With such renewed strength and vigour, and a refreshing new take on life, Deca was ready for whatever might come his way. Even when Deca’s condition took a turn for the worse in July 2021, just months before his GCE A Level Examinations (it seemed that his tumour was regressing, with new nodes around the primary tumour), he was worried but not shaken – this was but another hurdle that he had to, and would overcome. During the final leg of intensive A Level preparation in college, Deca endured yet more physical ordeals (fatigue, headaches, drowsiness, blood loss) and the mental strain of his heavy school workload and concerns about his health condition. Shuttling in and out of hospital visits and between medical procedures, “just like that, thankfully, I successfully completed my A Levels, without much disruption, exhausted, but not defeated,” he recalls. Fate relented this time, and it was recently ascertained that Deca’s glioma recurrence is currently under control.
When asked how he was able to overcome an ordeal of such gargantuan proportions at such a tender age, Deca did not hesitate to express his gratitude towards various individuals in the college. “I was initially quiet and reserved after my diagnosis in 2018 and did not make many friends when I first came to college. So, I don’t think I would have survived the demands of the A Level curriculum and school without the unwavering support of all my tutors – truly ALL of them.

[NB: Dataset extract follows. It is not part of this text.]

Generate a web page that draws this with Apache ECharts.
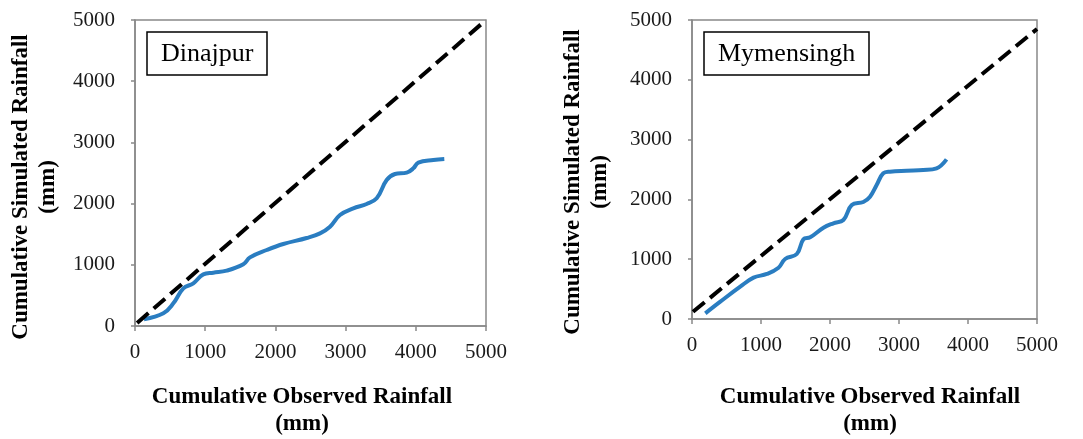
<!DOCTYPE html>
<html>
<head>
<meta charset="utf-8">
<script src="https://cdn.jsdelivr.net/npm/echarts@6/dist/echarts.min.js"></script>
<style>
html,body{margin:0;padding:0;background:#fff;}
#c{width:1083px;height:439px;}
</style>
</head>
<body>
<div id="c"></div>
<script>
// Axis ticks
var tickValues = [0, 1000, 2000, 3000, 4000, 5000];
var stations = ['Dinajpur', 'Mymensingh'];
var xTitle = 'Cumulative Observed Rainfall';
var yTitle = 'Cumulative Simulated Rainfall';
var unit = '(mm)';

// Dinajpur: cumulative observed (x) vs simulated (y)
var dinajpurObs = [128, 404, 546, 689, 831, 973, 1116, 1306, 1543, 1638, 1876, 2113, 2445, 2635, 2778, 2920, 3110, 3300, 3443, 3585, 3704, 3870, 3965, 4036, 4250, 4406];
var dinajpurSim = [109, 207, 370, 615, 697, 844, 871, 904, 1008, 1122, 1242, 1340, 1438, 1514, 1623, 1814, 1923, 1993, 2086, 2386, 2484, 2505, 2576, 2669, 2712, 2729];
var dinajpurRefX = [30, 5000];
var dinajpurRefY = [50, 5000];

// Mymensingh
var mymObs = [193, 410, 699, 892, 1085, 1254, 1350, 1519, 1615, 1712, 1905, 2049, 2194, 2315, 2483, 2580, 2676, 2772, 2869, 3110, 3351, 3544, 3689];
var mymSim = [95, 290, 541, 691, 753, 858, 1003, 1087, 1332, 1366, 1527, 1600, 1656, 1906, 1957, 2046, 2241, 2436, 2464, 2480, 2492, 2520, 2670];
var mymRefX = [15, 5000];
var mymRefY = [120, 4850];

function pairs(xs, ys) { return xs.map(function (x, i) { return [x, ys[i]]; }); }

var serif = '"Liberation Serif", "DejaVu Serif", serif';
var axisColor = '#898989';
var tickMin = tickValues[0], tickMax = tickValues[tickValues.length - 1], tickStep = tickValues[1] - tickValues[0];

function xAx(idx) {
  return {
    type: 'value', gridIndex: idx, min: tickMin, max: tickMax, interval: tickStep,
    axisLine: { show: true, lineStyle: { color: axisColor, width: 1.5 } },
    axisTick: { show: true, length: 5, lineStyle: { color: axisColor, width: 1.5 } },
    splitLine: { show: false },
    axisLabel: { margin: 16, color: '#1a1a1a', fontFamily: serif, fontSize: 21, formatter: function (v) { return String(v); } }
  };
}
function yAx(idx) {
  return {
    type: 'value', gridIndex: idx, min: tickMin, max: tickMax, interval: tickStep,
    axisLine: { show: true, lineStyle: { color: axisColor, width: 1.5 } },
    axisTick: { show: true, length: 4, lineStyle: { color: axisColor, width: 1.5 } },
    splitLine: { show: false },
    axisLabel: { margin: 20, color: '#1a1a1a', fontFamily: serif, fontSize: 21, formatter: function (v) { return String(v); } }
  };
}
function blue(idx, data) {
  return { type: 'line', xAxisIndex: idx, yAxisIndex: idx, data: data, smooth: 0.4, showSymbol: false,
    lineStyle: { color: '#2a7dc1', width: 4 }, z: 3 };
}
function dash(idx, data) {
  return { type: 'line', xAxisIndex: idx, yAxisIndex: idx, data: data, showSymbol: false,
    lineStyle: { color: '#000', width: 4, type: [15, 7] }, z: 4 };
}

var chart = echarts.init(document.getElementById('c'), null, { renderer: 'canvas' });
chart.setOption({
  animation: false,
  backgroundColor: '#fff',
  grid: [
    { left: 135, right: 597, top: 20, bottom: 113, show: true, borderColor: axisColor, borderWidth: 1.5, backgroundColor: 'transparent' },
    { left: 692, right: 46, top: 20, bottom: 120, show: true, borderColor: axisColor, borderWidth: 1.5, backgroundColor: 'transparent' }
  ],
  xAxis: [xAx(0), xAx(1)],
  yAxis: [yAx(0), yAx(1)],
  title: [
    { text: stations[0], left: 147, top: 32, padding: [9, 14, 8, 14], borderColor: '#000', borderWidth: 1.5,
      textStyle: { fontFamily: serif, fontSize: 26, fontWeight: 'normal', color: '#000' } },
    { text: stations[1], left: 704, top: 32, padding: [9, 14, 8, 14], borderColor: '#000', borderWidth: 1.5,
      textStyle: { fontFamily: serif, fontSize: 26, fontWeight: 'normal', color: '#000' } }
  ],
  graphic: [
    { type: 'text', x: 302, y: 411, style: { text: xTitle + '\n' + unit, font: 'bold 23px ' + serif, lineHeight: 27, align: 'center', verticalAlign: 'middle', fill: '#000' } },
    { type: 'text', x: 870, y: 411, style: { text: xTitle + '\n' + unit, font: 'bold 23px ' + serif, lineHeight: 27, align: 'center', verticalAlign: 'middle', fill: '#000' } },
    { type: 'text', x: 35, y: 187, rotation: Math.PI / 2, style: { text: yTitle + '\n' + unit, font: 'bold 23px ' + serif, lineHeight: 27, align: 'center', verticalAlign: 'middle', fill: '#000' } },
    { type: 'text', x: 587, y: 182, rotation: Math.PI / 2, style: { text: yTitle + '\n' + unit, font: 'bold 23px ' + serif, lineHeight: 27, align: 'center', verticalAlign: 'middle', fill: '#000' } }
  ],
  series: [
    blue(0, pairs(dinajpurObs, dinajpurSim)),
    dash(0, pairs(dinajpurRefX, dinajpurRefY)),
    blue(1, pairs(mymObs, mymSim)),
    dash(1, pairs(mymRefX, mymRefY))
  ]
});
</script>
</body>
</html>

They have always been patient, kind and caring, continuously checking in with me, and giving me consultations whenever I needed help or even extra support while I was away from school. I think they gave me confidence and made me feel I was not alone.” Deca added, “Of course, my parents and old friends from secondary school were also my pillars of support, and I could never repay them for what they have done for me.”
When asked to share some nuggets of wisdom with his juniors, Deca paused for a moment before saying “Believe in yourself – you are much stronger than you think. Sometimes, all the challenges and obstacles you face are but part of the process, each one is like checkpoint. At each checkpoint, you must take a breather, and look back, to see how much you’ve overcome to reach your current stage. If you face a setback, it’s okay to fall, but you will and must eventually get back up on your feet. Never give up!”
In continued pursuit of his love for biomedical and chemical sciences and his hope to pay it forward, Deca hopes to major in Environmental, Biomedical or Chemical Engineering at a local university.